Зоя Морозова исчезла в 1991 году. В апреле, когда снег только начал таять, она надела старый тулуп, взяла корзину, две спички и вышла из дома. И больше её никто не видел. Поисковая группа обнаружила её следы — они вели к болоту, к той самой берёзе с красной меткой. Но у берёзы следы обрывались. Как будто земля разверзлась и поглотила её. Или как будто она не шла по земле, а что-то нёс её над трясиной — поднимая, перенося, опуская на другом берегу. Там, куда нет дороги.
Берёзу потом пытались спилить трижды. Первый раз в 1993 году — лесорубы из соседнего посёлка. Они приехали утром, к вечеру ушли, сказав, что «древесина гнилая, не берёт пила». На самом деле, как потом шептались, валили берёзу три мужика, и каждый раз, когда пила касалась ствола, она начинала скрежетать как живая, а из-под коры текла жидкость, похожая на кровь.
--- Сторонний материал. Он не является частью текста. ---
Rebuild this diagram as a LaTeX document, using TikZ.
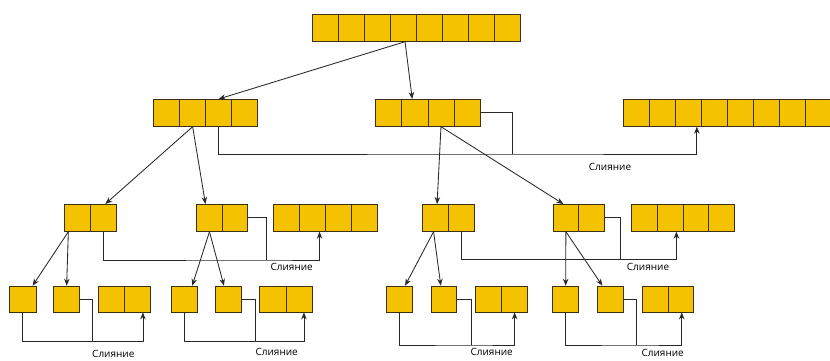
\documentclass[tikz,border=0pt]{standalone}
\usepackage{fontspec}
\setmainfont{Open Sans}
\usetikzlibrary{arrows.meta}
\definecolor{cellfill}{RGB}{244,194,0}
\definecolor{celledge}{RGB}{60,48,18}
\definecolor{linecol}{RGB}{40,40,40}
\tikzset{
  cell/.style={draw=celledge, line width=0.7pt, fill=cellfill, anchor=north west,
    inner sep=0pt, minimum height=27pt},
  leaf/.style={cell, minimum height=26pt},
  conn/.style={draw=linecol, line width=0.85pt},
  arr/.style={conn, -{Stealth[length=7pt,width=5.5pt]}},
  lbl/.style={font=\fontsize{10}{12}\selectfont, inner sep=0pt}
}
% row of n cells: name, left x, top y, count, cell width, style
\newcommand\cellrow[6]{%
  \foreach \k in {1,...,#4}
    \node[#6, minimum width=#5pt] (#1\k) at ({#2+(\k-1)*#5}, #3) {};}
\begin{document}
\begin{tikzpicture}[x=1pt,y=-1pt]
\useasboundingbox (0,0) rectangle (830,361);

% level 0
\cellrow{t}{311.7}{14}{8}{26}{cell}
% level 1
\cellrow{a}{153.3}{99}{4}{26}{cell}
\cellrow{b}{375}{99}{4}{26.25}{cell}
\cellrow{m}{622.5}{99}{8}{26}{cell}
% level 2
\cellrow{c}{64}{204}{2}{26}{cell}
\cellrow{d}{195.7}{204}{2}{25.8}{cell}
\cellrow{p}{272.7}{204}{4}{26}{cell}
\cellrow{e}{422.3}{204}{2}{25.85}{cell}
\cellrow{f}{552.7}{204}{2}{25.65}{cell}
\cellrow{q}{630.7}{204}{4}{25.9}{cell}
% level 3
\cellrow{ga}{9}{285.7}{1}{26.5}{leaf}
\cellrow{gb}{53.3}{285.7}{1}{26}{leaf}
\cellrow{gm}{98.3}{285.7}{2}{25.85}{leaf}
\cellrow{ha}{171}{285.7}{1}{25.7}{leaf}
\cellrow{hb}{215}{285.7}{1}{26.2}{leaf}
\cellrow{hm}{259.3}{285.7}{2}{26.2}{leaf}
\cellrow{ia}{385.7}{285.7}{1}{26}{leaf}
\cellrow{ib}{430.7}{285.7}{1}{25.5}{leaf}
\cellrow{im}{475}{285.7}{2}{25.85}{leaf}
\cellrow{ja}{552.3}{285.7}{1}{26}{leaf}
\cellrow{jb}{597.3}{285.7}{1}{25.5}{leaf}
\cellrow{jm}{641.7}{285.7}{2}{25.8}{leaf}

% splitting arrows
\draw[arr] ([xshift=2pt]t4.south) -- (a3.north);
\draw[arr] ([xshift=2pt]t4.south) -- ([xshift=-2.5pt]b2.north);

\draw[arr] (a2.south) -- ([xshift=2pt]c2.north);
\draw[arr] (a2.south) -- ([xshift=-3.5pt]d1.north);
\draw[arr] (b3.south) -- ([xshift=1.5pt]e1.north);
\draw[arr] (b3.south) -- ([xshift=-2.5pt]f1.north);

\draw[arr] ([xshift=-9pt]c1.south) -- ([xshift=10pt]ga1.north);
\draw[arr] ([xshift=-9pt]c1.south) -- (gb1.north);
\draw[arr] ([xshift=0.5pt]d1.south) -- ([xshift=8pt]ha1.north);
\draw[arr] ([xshift=0.5pt]d1.south) -- ([xshift=-4.5pt]hb1.north);
\draw[arr] ([xshift=-2pt]e1.south) -- ([xshift=6pt]ia1.north);
\draw[arr] ([xshift=-2pt]e1.south) -- ([xshift=-3pt]ib1.north);
\draw[arr] (f1.south) -- (ja1.north);
\draw[arr] (f1.south) -- ([xshift=-8pt]jb1.north);

% merge connectors, level 1
\coordinate (j0) at (512.7,154);
\draw[conn] (b4.east) -| (j0);
\draw[arr] (a3.south) |- (j0) -| ([xshift=9pt]m3.south);
\node[lbl] (l0) at (610,167) {Слияние};

% merge connectors, level 2
\coordinate (j1) at (266,260);
\draw[conn] (d2.east) -| (j1);
\draw[arr] (c2.south) |- (j1) -| ([xshift=7.5pt]p2.south);
\node[lbl] (l1) at (291.7,267) {Слияние};

\coordinate (j2) at (620,259.5);
\draw[conn] (f2.east) -| (j2);
\draw[arr] (e2.south) |- (j2) -| ([xshift=6.5pt]q2.south);
\node[lbl] (l2) at (648,266.5) {Слияние};

% merge connectors, level 3
\coordinate (j3) at (92.7,341.5);
\draw[conn] (gb1.east) -| (j3);
\draw[arr] ([xshift=-0.5pt]ga1.south) |- (j3) -| ([xshift=5.5pt]gm2.south);
\node[lbl] (l3) at (113.3,353.5) {Слияние};

\coordinate (j4) at (255,341.5);
\draw[conn] (hb1.east) -| (j4);
\draw[arr] (ha1.south) |- (j4) -| ([xshift=5pt]hm2.south);
\node[lbl] (l4) at (276.7,352) {Слияние};

\coordinate (j5) at (471,345);
\draw[conn] (ib1.east) -| (j5);
\draw[arr] ([xshift=0.5pt]ia1.south) |- (j5) -| ([xshift=0.5pt]im2.south);
\node[lbl] (l5) at (491.7,351.7) {Слияние};

\coordinate (j6) at (636.7,345);
\draw[conn] (jb1.east) -| (j6);
\draw[arr] ([xshift=-0.3pt]ja1.south) |- (j6) -| ([xshift=1pt]jm2.south);
\node[lbl] (l6) at (662.7,352.7) {Слияние};
\end{tikzpicture}
\end{document}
Второй раз — в 1999-м, уже экскаватором. Экскаватор заглох в ста метрах от берёзы. Механик потом клялся, что видел, как дерево шевельнулось — чуть-чуть, на несколько градусов, — и из его веток, из молодых, из свежих, потекли те самые капли — красные, густые, пахучие. Он не стал заводить экскаватор повторно. Он уехал и больше никогда не работал в этих краях.
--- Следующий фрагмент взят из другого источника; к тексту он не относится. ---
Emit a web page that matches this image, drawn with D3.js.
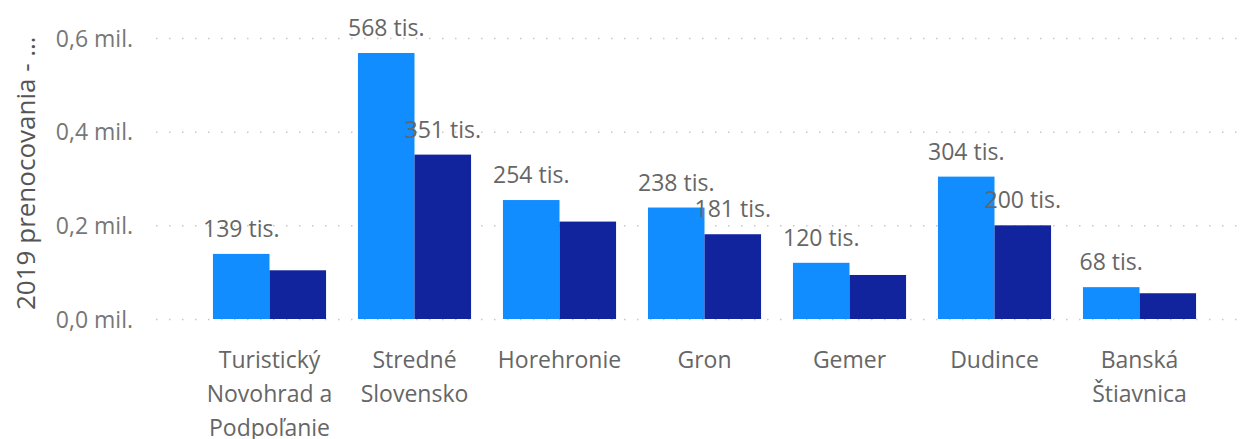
<!DOCTYPE html>
<html>
<head>
<meta charset="utf-8">
<script src="https://cdn.jsdelivr.net/npm/d3@7"></script>
<style>
  body { margin: 0; background: #fff; }
  text { font-family: "Segoe UI", "Open Sans", sans-serif; }
</style>
</head>
<body>
<div id="chart"></div>
<script>
// data
var regions = ["Turistický Novohrad a Podpoľanie", "Stredné Slovensko", "Horehronie", "Gron", "Gemer", "Dudince", "Banská Štiavnica"];
var nights2019 = [139000, 568000, 254000, 238000, 120000, 304000, 68000];
var nightsOther = [104000, 351000, 208000, 181000, 94000, 200000, 55000];
var showOtherLabel = [false, true, false, true, false, true, false];
var yTicks = [0, 200000, 400000, 600000];
var yTitle = "2019 prenocovania - …";

var WIDTH = 1246, HEIGHT = 439;
var LIGHT = "#118dff", DARK = "#12239e";

var svg = d3.select("#chart").append("svg")
  .attr("width", WIDTH)
  .attr("height", HEIGHT);

var x = d3.scaleBand()
  .domain(regions)
  .range([197, 1212])
  .paddingInner(0.22)
  .paddingOuter(0.11);

var x1 = d3.scaleBand()
  .domain([0, 1])
  .range([0, x.bandwidth()]);

var y = d3.scaleLinear()
  .domain([0, 600000])
  .range([319, 38]);

function fmtMil(v) { return d3.format(".1f")(v / 1e6).replace(".", ",") + " mil."; }
function fmtTis(v) { return Math.round(v / 1000) + " tis."; }

// gridlines
svg.append("g")
  .selectAll("line")
  .data(yTicks)
  .enter()
  .append("line")
  .attr("x1", 156)
  .attr("x2", 1242)
  .attr("y1", function(d) { return y(d) + 0.5; })
  .attr("y2", function(d) { return y(d) + 0.5; })
  .attr("stroke", "#c8c8c8")
  .attr("stroke-width", 1.5)
  .attr("stroke-dasharray", "1.5,11.5");

// y axis
var yAxis = svg.append("g")
  .attr("transform", "translate(133,0)")
  .call(d3.axisLeft(y).tickValues(yTicks).tickFormat(fmtMil).tickSize(0).tickPadding(0));
yAxis.select(".domain").remove();
yAxis.selectAll("text")
  .attr("fill", "#777")
  .style("font-size", "23px")
  .attr("dy", "0.35em");

svg.append("text")
  .attr("transform", "translate(35,310) rotate(-90)")
  .attr("fill", "#555")
  .style("font-size", "26px")
  .text(yTitle);

// bars
var groups = svg.append("g")
  .selectAll("g")
  .data(regions)
  .enter()
  .append("g")
  .attr("transform", function(d) { return "translate(" + x(d) + ",0)"; });

groups.append("rect")
  .attr("x", x1(0))
  .attr("width", x1.bandwidth())
  .attr("y", function(d, i) { return y(nights2019[i]); })
  .attr("height", function(d, i) { return y(0) - y(nights2019[i]); })
  .attr("fill", LIGHT);

groups.append("rect")
  .attr("x", x1(1))
  .attr("width", x1.bandwidth())
  .attr("y", function(d, i) { return y(nightsOther[i]); })
  .attr("height", function(d, i) { return y(0) - y(nightsOther[i]); })
  .attr("fill", DARK);

// data labels
groups.append("text")
  .attr("x", x1(0) + x1.bandwidth() / 2)
  .attr("y", function(d, i) { return y(nights2019[i]) - 17; })
  .attr("text-anchor", "middle")
  .attr("fill", "#666")
  .style("font-size", "23px")
  .text(function(d, i) { return fmtTis(nights2019[i]); });

groups.filter(function(d, i) { return showOtherLabel[i]; })
  .append("text")
  .attr("x", x1(1) + x1.bandwidth() / 2)
  .attr("y", function(d) { return y(nightsOther[regions.indexOf(d)]) - 17; })
  .attr("text-anchor", "middle")
  .attr("fill", "#666")
  .style("font-size", "23px")
  .text(function(d) { return fmtTis(nightsOther[regions.indexOf(d)]); });

// x axis
var xAxis = svg.append("g")
  .attr("transform", "translate(0,319)")
  .call(d3.axisBottom(x).tickSize(0).tickPadding(0));
xAxis.select(".domain").remove();
xAxis.selectAll("text")
  .attr("fill", "#666")
  .style("font-size", "23px")
  .attr("y", 49)
  .attr("dy", 0)
  .call(wrap, 140);

function wrap(texts, width) {
  texts.each(function() {
    var text = d3.select(this),
        words = text.text().split(/\s+/),
        line = [],
        lineNo = 0,
        yy = text.attr("y"),
        tspan = text.text(null).append("tspan").attr("x", 0).attr("y", yy);
    words.forEach(function(w) {
      line.push(w);
      tspan.text(line.join(" "));
      if (tspan.node().getComputedTextLength() > width && line.length > 1) {
        line.pop();
        tspan.text(line.join(" "));
        line = [w];
        lineNo++;
        tspan = text.append("tspan").attr("x", 0).attr("y", +yy + lineNo * 34).text(w);
      }
    });
  });
}
</script>
</body>
</html>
Третий раз — в 2008 году, уже местные жители, устав от бесконечных пропаж и странных историй, сами пришли с бензопилами и канистрой бензина. Они хотели сжечь берёзу. Но когда они подошли к ней, они увидели, что на стволе появилась новая метка. Не одна — сотня. Весь ствол был исписан красными знаками. И в центре, на высоте человеческого роста, было что-то, что заставило их развернуться и уйти. Не лицо. Не надпись. А отпечаток — того, кого они не могли описать, но кого каждая из этих женщин видела в ту ночь на болоте в 1987 году.
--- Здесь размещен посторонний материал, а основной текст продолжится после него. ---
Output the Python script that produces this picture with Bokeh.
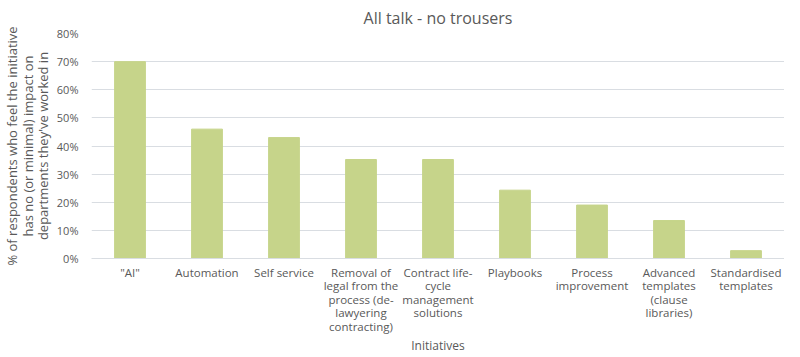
from bokeh.plotting import figure
from bokeh.models import ColumnDataSource, NumeralTickFormatter, FactorRange, Range1d
from bokeh.embed import file_html
from bokeh.resources import INLINE

categories = ['"AI"', "Automation", "Self service",
              "Removal of\nlegal from the\nprocess (de-\nlawyering\ncontracting)",
              "Contract life-\ncycle\nmanagement\nsolutions",
              "Playbooks", "Process\nimprovement",
              "Advanced\ntemplates\n(clause\nlibraries)",
              "Standardised\ntemplates"]
values = [0.70, 0.46, 0.43, 0.352, 0.352, 0.243, 0.19, 0.135, 0.028]
y_ticks = [0, 0.1, 0.2, 0.3, 0.4, 0.5, 0.6, 0.7, 0.8]

FONT = "Open Sans"
TXT = "#595959"
GRID = "#d9dde2"
BAR = "#c6d48a"

src = ColumnDataSource(dict(x=categories, top=values))

p = figure(x_range=FactorRange(*categories, range_padding=0),
           y_range=Range1d(0, 0.8),
           width=784, frame_height=225, output_backend="svg", toolbar_location=None,
           title="All talk - no trousers",
           min_border_left=0, min_border_right=0, min_border_top=0, min_border_bottom=0)

p.vbar(x="x", top="top", width=0.4, source=src, color=BAR, line_color=BAR)

p.title.align = "center"
p.title.text_font = FONT
p.title.text_font_size = "16px"
p.title.text_font_style = "normal"
p.title.text_color = TXT
p.title.standoff = 9

p.outline_line_color = None
p.background_fill_color = "white"

p.xgrid.grid_line_color = None
p.ygrid.grid_line_color = GRID
p.ygrid.ticker = y_ticks

p.yaxis.ticker = y_ticks
p.yaxis.formatter = NumeralTickFormatter(format="0%")
p.yaxis.axis_line_color = None
p.yaxis.major_tick_line_color = None
p.yaxis.minor_tick_line_color = None
p.yaxis.major_label_text_font = FONT
p.yaxis.major_label_text_font_size = "11px"
p.yaxis.major_label_text_color = TXT
p.yaxis.major_label_standoff = 7
p.yaxis.axis_label = "% of respondents who feel the initiative\nhas no (or minimal) impact on\ndepartments they've worked in"
p.yaxis.axis_label_text_font = FONT
p.yaxis.axis_label_text_font_size = "13px"
p.yaxis.axis_label_text_font_style = "normal"
p.yaxis.axis_label_text_color = TXT
p.yaxis.axis_label_text_line_height = 0.85
p.yaxis.axis_label_standoff = 2

p.xaxis.axis_line_color = GRID
p.xaxis.major_tick_line_color = None
p.xaxis.minor_tick_line_color = None
p.xaxis.major_label_text_font = FONT
p.xaxis.major_label_text_font_size = "11.5px"
p.xaxis.major_label_text_color = TXT
p.xaxis.major_label_text_line_height = 0.9
p.xaxis.major_label_standoff = 0
p.xaxis.axis_label = "Initiatives"
p.xaxis.axis_label_text_font = FONT
p.xaxis.axis_label_text_font_size = "12px"
p.xaxis.axis_label_text_font_style = "normal"
p.xaxis.axis_label_text_color = TXT
p.xaxis.axis_label_standoff = 0

open("out.html", "w").write(file_html(p, INLINE))
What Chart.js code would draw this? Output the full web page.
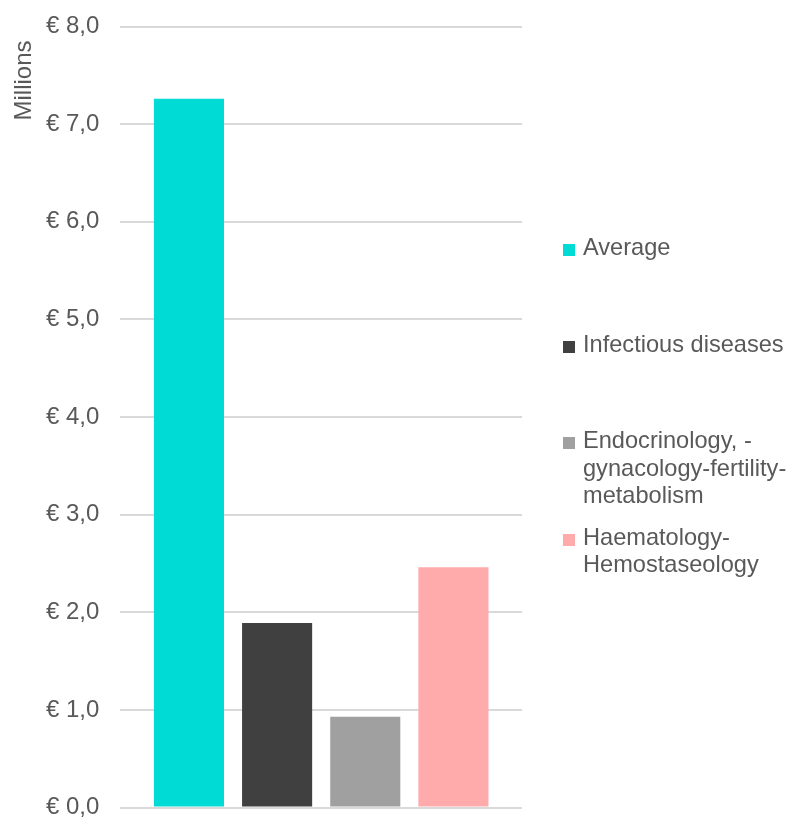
<!DOCTYPE html>
<html>
<head>
<meta charset="utf-8">
<script src="https://cdn.jsdelivr.net/npm/chart.js@4"></script>
<style>
  html, body { margin: 0; padding: 0; background: #ffffff; }
  #wrap { position: relative; width: 790px; height: 819px; }
  #chart { position: absolute; left: 0; top: 0; }
  #legend {
    position: absolute; left: 563px; top: 234px;
    font-family: "Liberation Sans", Arial, sans-serif;
    font-size: 23.6px; line-height: 27.5px; color: #595959;
  }
  .item { position: relative; height: 96.5px; padding-left: 20px; white-space: nowrap; }
  .swatch { position: absolute; left: 0; top: 10px; width: 12px; height: 12px; }
</style>
</head>
<body>
<div id="wrap">
  <canvas id="chart" width="790" height="819"></canvas>
  <div id="legend"></div>
</div>
<script>
// Cost per therapeutic area, in millions of euros
const seriesNames = [
  'Average',
  'Infectious diseases',
  'Endocrinology, -\ngynacology-fertility-\nmetabolism',
  'Haematology-\nHemostaseology'
];
const seriesValues = [7.26, 1.89, 0.93, 2.46];
const seriesColors = ['#00DBD6', '#404040', '#A0A0A0', '#FFAAAB'];
const axisTitle = 'Millions';
const yMin = 0, yMax = 8, yStep = 1;

const textColor = '#595959';
const fontFamily = '"Liberation Sans", Arial, sans-serif';

const datasets = seriesNames.map((name, i) => ({
  label: name,
  data: [seriesValues[i]],
  backgroundColor: seriesColors[i],
  borderWidth: 0,
  categoryPercentage: 0.878,
  barPercentage: 0.795
}));

// Rotated axis title drawn near the top of the value axis
const axisTitlePlugin = {
  id: 'axisTitle',
  afterDraw(chart) {
    const ctx = chart.ctx;
    const top = chart.chartArea.top;
    ctx.save();
    ctx.translate(31, top + 54);
    ctx.rotate(-Math.PI / 2);
    ctx.font = '24px ' + fontFamily;
    ctx.fillStyle = textColor;
    ctx.textAlign = 'center';
    ctx.textBaseline = 'alphabetic';
    ctx.fillText(axisTitle, 0, 0);
    ctx.restore();
  }
};

new Chart(document.getElementById('chart'), {
  type: 'bar',
  data: { labels: [''], datasets },
  options: {
    responsive: false,
    animation: false,
    layout: { padding: { left: 25, right: 268, top: 26.5, bottom: 11.5 } },
    plugins: { legend: { display: false }, tooltip: { enabled: false } },
    scales: {
      x: { display: false },
      y: {
        min: yMin, max: yMax,
        border: { display: false },
        grid: { color: '#D9D9D9', lineWidth: 2, drawTicks: false },
        ticks: {
          stepSize: yStep,
          padding: 21,
          color: textColor,
          font: { family: fontFamily, size: 24 },
          callback: v => '€ ' + Number(v).toFixed(1).replace('.', ',')
        },
        // the edge labels may overhang the plot; the layout padding covers them
        afterFit(scale) {
          scale.paddingTop = 0;
          scale.paddingBottom = 0;
        }
      }
    }
  },
  plugins: [axisTitlePlugin]
});

// Legend built from the same series arrays
const legend = document.getElementById('legend');
seriesNames.forEach((name, i) => {
  const item = document.createElement('div');
  item.className = 'item';
  const sw = document.createElement('span');
  sw.className = 'swatch';
  sw.style.background = seriesColors[i];
  item.appendChild(sw);
  name.split('\n').forEach(line => {
    const d = document.createElement('div');
    d.textContent = line;
    item.appendChild(d);
  });
  legend.appendChild(item);
});
</script>
</body>
</html>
Берёза стоит до сих пор. И красные метки на ней по-прежнему яркие — как будто их нанесли вчера. Каждую осень, когда созревает клюква, местные жители обходят болото стороной. Они говорят: «Мы не суеверные. Просто там плохое место». Но по ночам, если прислушаться, с болота доносится гул. И иногда — в полнолуние, когда туман поднимается над трясиной, — можно увидеть фигуру. Высокую, тощую, в чёрном. Она стоит у берёзы и смотрит на посёлок. И в руках у неё — корзина, полная клюквы. Красной, как кровь.
Эпилог
Вы сейчас дочитаете эти строки, закроете файл и попытаетесь забыть. Но не забывайте. Потому что эта история не закончилась — она продолжается каждую ночь в тех снах, которые женщины видели до самой смерти. И если вы когда-нибудь пойдёте в лес — в любой лес, не обязательно камчатский, — и увидите старую берёзу с красной меткой на стволе, не подходите к ней. Не смотрите на неё. Не думайте о ней. Потому что она почувствует ваш взгляд. А если она почувствует — то и вы почувствуете то, что чувствуют все, кто заходил за запретную черту. Дрожь в затылке. Звук шагов за спиной. Голос, который зовёт вас по имени голосом того, кого давно нет в живых. И тогда вы узнаете, что такое настоящий ужас — не тот, что показывают в кино, а тот, что живёт в земле, под мхом, под корнями, под нашими ногами, и ждёт, когда мы сделаем один неверный шаг. Теперь история рассказана. Вы её прочитали. И красная метка — теперь на вашей памяти. Засыпайте со светом. И не оглядывайтесь. Пожалуйста, не оглядывайтесь.